Antigone

Antigone interpreted as part of the Encyclopedia of Sensuality: myth, embodiment, desire, perception, agency, and cultural meaning.

In brief

Antigone is not simply rebellion in a young woman's voice. She is the figure who exposes what happens when public order refuses the claims of the dead body, kinship, ritual, and conscience. Her sensual force lies in her insistence that ethics must touch the material world.

Definition

Antigone is the daughter of Oedipus and Jocasta and the central figure of Sophocles' tragedy Antigone. She defies Creon's decree by burying her brother Polyneices, making her one of literature's enduring figures of conscience, kinship obligation, and conflict between divine, familial, and civic law.

Why this matters

The play begins with a body that authority wants to leave exposed. That detail matters. Antigone's act is not abstract dissent. It is ritual contact with the dead: dust, burial, mourning, and the refusal to let political judgment erase human remains.

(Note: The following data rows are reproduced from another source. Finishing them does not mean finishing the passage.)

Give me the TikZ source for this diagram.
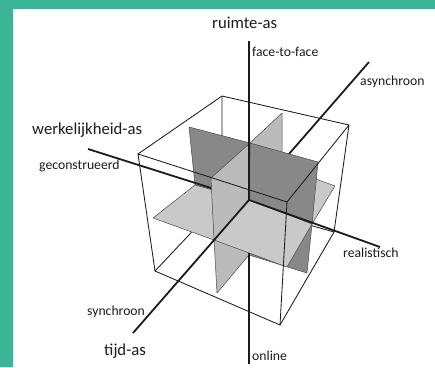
\documentclass[tikz,border=0pt]{standalone}
\usepackage{fontspec}
\setmainfont{Carlito}
\definecolor{kteal}{HTML}{3BB596}
\definecolor{kdark}{HTML}{888888}
\definecolor{klight}{HTML}{BBBBBB}
\definecolor{kflat}{HTML}{C9C9C9}
\definecolor{kink}{HTML}{1C1C1C}
\tikzset{
  asln/.style={line width=1.8pt,draw=kink},
  cubeln/.style={line width=0.85pt,draw=kink},
  vplane/.style={fill=klight,draw=kink!80,line width=0.5pt,line join=round},
  dplane/.style={fill=kdark,draw=kink!80,line width=0.5pt,line join=round},
  hplane/.style={fill=kflat,draw=kink!80,line width=0.5pt,line join=round},
  ttl/.style={font=\fontsize{16.7pt}{18pt}\selectfont,text=kink,inner sep=0pt,anchor=base west},
  lbl/.style={font=\fontsize{13.7pt}{15pt}\selectfont,text=kink,inner sep=0pt,anchor=base west},
}
\begin{document}
\begin{tikzpicture}[x=1pt,y=-1pt]
  \useasboundingbox (0,0) rectangle (435,367);
  \fill[kteal] (0,0) rectangle (435,367);
  \fill[white] (13,9) rectangle (435,367);
  % kubus
  \coordinate (tbk) at (222,96);  \coordinate (trt) at (349,125);
  \coordinate (tfr) at (287,202); \coordinate (tlf) at (138,154);
  \coordinate (bbk) at (222,200); \coordinate (brt) at (334,232);
  \coordinate (bfr) at (280,325); \coordinate (blf) at (155,271);
  % assen
  \coordinate (C) at (249,200);
  \coordinate (rTop) at (249,41); \coordinate (rLow) at (249,253); \coordinate (rBot) at (249,364);
  \coordinate (tSyn) at (133,333); \coordinate (tAsy) at (369,62);
  \coordinate (wGeo) at (88,149); \coordinate (wReal) at (380,247);
  % vlakken
  \coordinate (vtop) at (250,143); \coordinate (vbot) at (249,255);
  \coordinate (lft) at (211,178); \coordinate (lfm) at (214,240); \coordinate (lfb) at (217,293);
  \coordinate (lbt) at (282,113); \coordinate (lbm) at (282,165);
  \coordinate (dlt) at (189,127); \coordinate (dlm) at (195,185);
  \coordinate (drt) at (318,162); \coordinate (drm) at (312,224); \coordinate (drb) at (307,273);
  \coordinate (hl) at (153,218); \coordinate (hf) at (287,267);
  \coordinate (hr) at (335,186); \coordinate (hbm) at (280,166);

  \draw[cubeln] (tbk) -- (bbk) (blf) -- (bbk) -- (brt);
  \filldraw[vplane] (vtop) -- (lbt) -- (lbm) -- (C) -- cycle;
  \filldraw[hplane] (C) -- (drm) -- (hr) -- (hbm) -- cycle;
  \draw[asln] (C) -- (tAsy);
  \filldraw[dplane] (dlt) -- (vtop) -- (C) -- (dlm) -- cycle;
  \filldraw[dplane] (vtop) -- (drt) -- (drm) -- (C) -- cycle;
  \filldraw[dplane] (C) -- (drm) -- (drb) -- (vbot) -- cycle;
  \filldraw[vplane] (C) -- (lfm) -- (lfb) -- (vbot) -- cycle;
  \filldraw[hplane] (C) -- (dlm) -- (hl) -- (lfm) -- cycle;
  \filldraw[hplane] (C) -- (lfm) -- (hf) -- (drm) -- cycle;
  \draw[asln] (wGeo) -- (C);
  \filldraw[vplane] (vtop) -- (lft) -- (lfm) -- (C) -- cycle;

  \draw[cubeln] (tlf) -- (tbk) -- (trt) -- (brt) -- (bfr) -- (blf) -- (tlf) -- (tfr) -- (trt);
  \draw[cubeln] (tfr) -- (bfr);

  \draw[asln] (rTop) -- (C) (rLow) -- (rBot);
  \draw[asln] (tSyn) -- (C) -- (wReal);

  \node[ttl] (ruimte) at (212,28.5) {ruimte-as};
  \node[ttl] (werk) at (32,134) {werkelijkheid-as};
  \node[ttl] (tijd) at (104,355) {tijd-as};
  \foreach \x/\y/\n/\t in {252/56.5/ftf/face-to-face, 360/85.5/asy/asynchroon,
      39/169/geco/geconstrueerd, 343/257.5/real/realistisch,
      87/315/syn/synchroon, 252/360/onl/online}
    \node[lbl] (\n) at (\x,\y) {\t};
\end{tikzpicture}
\end{document}
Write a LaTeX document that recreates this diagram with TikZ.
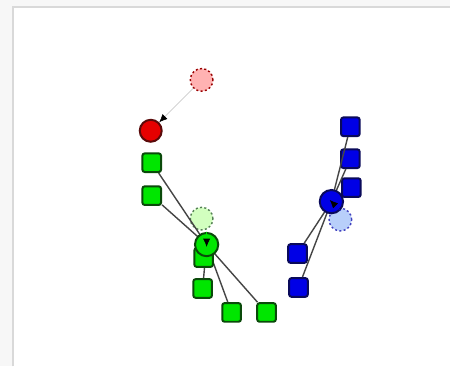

Creon speaks for the state, order, and masculine command. Antigone speaks from a different register: kinship, unwritten law, grief, and the dignity owed to the dead. Neither position should be flattened into a slogan. The tragedy comes from absolutism, from a world in which no one can metabolize conflict without turning it fatal.

Grief as knowledge

Antigone knows through grief, but grief does not automatically make her gentle. She can be severe, proud, and isolated. That complexity matters. The play is not a wellness parable about following one's heart. It is a tragedy about perception under pressure.

Tiresias later warns Creon that the city is polluted by his refusal of burial. The body outside the law returns as disorder in the whole system. What is denied at the edge becomes sickness at the center.

Relationship to sensuality

Antigone belongs to sensuality because she insists that morality is embodied. A corpse, a handful of dust, a ritual gesture, a voice raised before power: these are not symbols floating above life. They are acts through which human meaning becomes real.

What this changes

Antigone teaches that sensitivity to the body can be a political intelligence. But she also warns that moral certainty, when sealed against relationship, can become tragic. The question is not only what one perceives. It is how perception can remain answerable to life.